▸ DATASET CONTENT
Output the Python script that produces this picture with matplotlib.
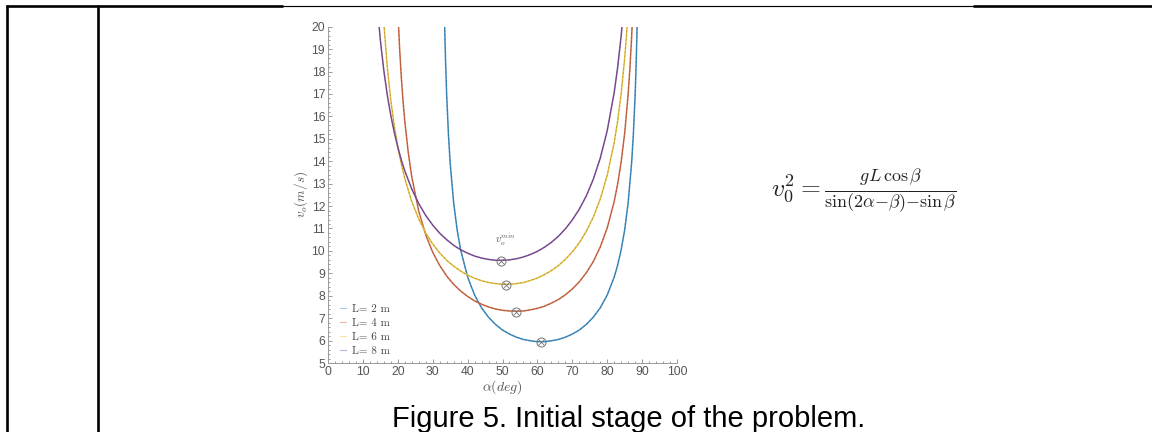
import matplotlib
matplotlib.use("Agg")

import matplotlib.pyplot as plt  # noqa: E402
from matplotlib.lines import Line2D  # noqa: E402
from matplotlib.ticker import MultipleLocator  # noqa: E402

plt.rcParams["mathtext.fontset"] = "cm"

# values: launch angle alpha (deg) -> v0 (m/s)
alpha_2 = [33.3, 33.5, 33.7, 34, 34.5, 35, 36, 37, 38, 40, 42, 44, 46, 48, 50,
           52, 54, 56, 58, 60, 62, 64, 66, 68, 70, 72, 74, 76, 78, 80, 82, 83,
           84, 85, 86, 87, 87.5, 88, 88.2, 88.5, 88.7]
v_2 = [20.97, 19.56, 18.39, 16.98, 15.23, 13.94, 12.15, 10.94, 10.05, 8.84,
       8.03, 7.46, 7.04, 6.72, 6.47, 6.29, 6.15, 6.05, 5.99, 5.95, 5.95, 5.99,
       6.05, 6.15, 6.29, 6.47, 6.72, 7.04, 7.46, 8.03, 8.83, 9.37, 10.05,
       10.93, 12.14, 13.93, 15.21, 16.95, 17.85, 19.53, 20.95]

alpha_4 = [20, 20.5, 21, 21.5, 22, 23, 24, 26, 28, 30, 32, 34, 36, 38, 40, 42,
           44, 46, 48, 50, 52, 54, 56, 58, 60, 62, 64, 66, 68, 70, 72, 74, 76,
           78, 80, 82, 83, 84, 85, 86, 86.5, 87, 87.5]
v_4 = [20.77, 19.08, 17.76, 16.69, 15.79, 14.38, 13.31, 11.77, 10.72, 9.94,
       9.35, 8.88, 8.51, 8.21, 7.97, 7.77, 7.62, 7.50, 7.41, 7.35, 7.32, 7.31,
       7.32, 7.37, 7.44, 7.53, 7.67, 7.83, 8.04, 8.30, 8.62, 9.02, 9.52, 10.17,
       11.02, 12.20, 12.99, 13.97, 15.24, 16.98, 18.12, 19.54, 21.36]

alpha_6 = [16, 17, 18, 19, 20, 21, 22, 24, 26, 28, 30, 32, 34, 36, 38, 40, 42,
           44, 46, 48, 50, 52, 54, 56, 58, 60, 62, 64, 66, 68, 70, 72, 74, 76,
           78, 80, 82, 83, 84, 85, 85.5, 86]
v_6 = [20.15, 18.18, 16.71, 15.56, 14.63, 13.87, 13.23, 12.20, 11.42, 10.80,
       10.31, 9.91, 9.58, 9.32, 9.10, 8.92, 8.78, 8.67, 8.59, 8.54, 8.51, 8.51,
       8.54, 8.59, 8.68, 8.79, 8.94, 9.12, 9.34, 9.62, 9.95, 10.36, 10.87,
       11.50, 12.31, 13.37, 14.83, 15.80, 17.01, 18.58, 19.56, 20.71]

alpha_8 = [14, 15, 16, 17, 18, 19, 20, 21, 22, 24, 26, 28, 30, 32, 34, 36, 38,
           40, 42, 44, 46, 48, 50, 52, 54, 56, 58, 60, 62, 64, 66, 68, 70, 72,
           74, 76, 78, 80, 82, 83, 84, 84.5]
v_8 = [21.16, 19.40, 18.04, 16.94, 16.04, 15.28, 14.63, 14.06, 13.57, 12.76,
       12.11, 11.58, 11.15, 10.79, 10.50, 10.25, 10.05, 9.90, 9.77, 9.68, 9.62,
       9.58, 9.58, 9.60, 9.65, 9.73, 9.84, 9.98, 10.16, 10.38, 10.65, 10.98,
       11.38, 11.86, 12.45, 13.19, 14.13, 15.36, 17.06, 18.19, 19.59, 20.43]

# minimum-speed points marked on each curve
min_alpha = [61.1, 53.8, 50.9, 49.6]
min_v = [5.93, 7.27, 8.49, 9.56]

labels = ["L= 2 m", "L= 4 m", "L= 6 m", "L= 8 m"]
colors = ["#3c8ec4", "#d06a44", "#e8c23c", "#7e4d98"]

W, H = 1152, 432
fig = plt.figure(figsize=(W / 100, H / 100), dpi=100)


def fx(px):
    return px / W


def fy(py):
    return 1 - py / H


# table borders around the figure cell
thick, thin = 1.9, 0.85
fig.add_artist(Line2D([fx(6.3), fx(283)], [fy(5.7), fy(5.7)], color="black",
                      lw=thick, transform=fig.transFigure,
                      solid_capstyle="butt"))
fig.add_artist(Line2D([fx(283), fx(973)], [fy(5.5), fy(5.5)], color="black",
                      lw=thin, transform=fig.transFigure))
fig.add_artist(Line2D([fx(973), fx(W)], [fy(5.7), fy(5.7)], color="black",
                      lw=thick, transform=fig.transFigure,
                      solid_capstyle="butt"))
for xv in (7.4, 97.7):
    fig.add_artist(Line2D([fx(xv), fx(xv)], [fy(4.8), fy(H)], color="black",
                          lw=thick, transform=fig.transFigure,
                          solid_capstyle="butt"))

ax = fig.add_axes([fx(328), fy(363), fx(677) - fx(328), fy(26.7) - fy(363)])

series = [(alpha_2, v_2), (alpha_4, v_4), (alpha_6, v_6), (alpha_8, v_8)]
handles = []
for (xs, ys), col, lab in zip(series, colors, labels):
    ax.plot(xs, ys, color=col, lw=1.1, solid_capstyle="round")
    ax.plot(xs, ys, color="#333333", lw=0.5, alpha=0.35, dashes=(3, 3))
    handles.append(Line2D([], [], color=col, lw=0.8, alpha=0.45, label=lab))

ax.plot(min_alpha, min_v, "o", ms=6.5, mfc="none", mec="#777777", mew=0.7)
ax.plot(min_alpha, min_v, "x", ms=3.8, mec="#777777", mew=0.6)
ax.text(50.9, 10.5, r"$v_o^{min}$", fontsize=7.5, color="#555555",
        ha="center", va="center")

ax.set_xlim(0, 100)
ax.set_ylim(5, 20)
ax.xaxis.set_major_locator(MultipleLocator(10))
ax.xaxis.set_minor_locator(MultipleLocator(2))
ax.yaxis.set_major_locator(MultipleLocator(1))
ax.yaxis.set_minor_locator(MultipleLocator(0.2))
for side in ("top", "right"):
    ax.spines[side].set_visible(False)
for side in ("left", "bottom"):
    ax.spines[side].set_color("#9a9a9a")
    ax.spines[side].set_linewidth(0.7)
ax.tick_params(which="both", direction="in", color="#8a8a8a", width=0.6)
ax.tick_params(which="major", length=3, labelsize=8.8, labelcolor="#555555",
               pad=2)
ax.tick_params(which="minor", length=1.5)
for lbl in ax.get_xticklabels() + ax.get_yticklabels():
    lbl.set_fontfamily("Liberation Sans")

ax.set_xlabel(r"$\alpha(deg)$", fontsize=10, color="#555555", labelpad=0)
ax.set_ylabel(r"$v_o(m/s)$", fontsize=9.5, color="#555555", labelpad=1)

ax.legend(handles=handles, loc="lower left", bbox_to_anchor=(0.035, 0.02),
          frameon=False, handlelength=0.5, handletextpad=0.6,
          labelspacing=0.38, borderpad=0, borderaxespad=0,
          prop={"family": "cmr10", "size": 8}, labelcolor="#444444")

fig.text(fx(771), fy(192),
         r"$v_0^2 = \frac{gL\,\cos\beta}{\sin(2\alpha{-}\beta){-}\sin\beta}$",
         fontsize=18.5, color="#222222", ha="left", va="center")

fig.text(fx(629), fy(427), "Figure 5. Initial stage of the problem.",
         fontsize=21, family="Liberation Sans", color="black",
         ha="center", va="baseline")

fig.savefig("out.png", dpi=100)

▸ TASK TO CARRY OUT
Leave out the pictures and repeat exactly the lines from the start of the material through the line that contains "11.02, 12.20, 12.99, 13.97, 15.24, 16.98, 18.12, 19.54, 21.36]", both included.

▸ WRITTEN ANSWER
Output the Python script that produces this picture with matplotlib.
import matplotlib
matplotlib.use("Agg")

import matplotlib.pyplot as plt  # noqa: E402
from matplotlib.lines import Line2D  # noqa: E402
from matplotlib.ticker import MultipleLocator  # noqa: E402

plt.rcParams["mathtext.fontset"] = "cm"

# values: launch angle alpha (deg) -> v0 (m/s)
alpha_2 = [33.3, 33.5, 33.7, 34, 34.5, 35, 36, 37, 38, 40, 42, 44, 46, 48, 50,
           52, 54, 56, 58, 60, 62, 64, 66, 68, 70, 72, 74, 76, 78, 80, 82, 83,
           84, 85, 86, 87, 87.5, 88, 88.2, 88.5, 88.7]
v_2 = [20.97, 19.56, 18.39, 16.98, 15.23, 13.94, 12.15, 10.94, 10.05, 8.84,
       8.03, 7.46, 7.04, 6.72, 6.47, 6.29, 6.15, 6.05, 5.99, 5.95, 5.95, 5.99,
       6.05, 6.15, 6.29, 6.47, 6.72, 7.04, 7.46, 8.03, 8.83, 9.37, 10.05,
       10.93, 12.14, 13.93, 15.21, 16.95, 17.85, 19.53, 20.95]

alpha_4 = [20, 20.5, 21, 21.5, 22, 23, 24, 26, 28, 30, 32, 34, 36, 38, 40, 42,
           44, 46, 48, 50, 52, 54, 56, 58, 60, 62, 64, 66, 68, 70, 72, 74, 76,
           78, 80, 82, 83, 84, 85, 86, 86.5, 87, 87.5]
v_4 = [20.77, 19.08, 17.76, 16.69, 15.79, 14.38, 13.31, 11.77, 10.72, 9.94,
       9.35, 8.88, 8.51, 8.21, 7.97, 7.77, 7.62, 7.50, 7.41, 7.35, 7.32, 7.31,
       7.32, 7.37, 7.44, 7.53, 7.67, 7.83, 8.04, 8.30, 8.62, 9.02, 9.52, 10.17,
       11.02, 12.20, 12.99, 13.97, 15.24, 16.98, 18.12, 19.54, 21.36]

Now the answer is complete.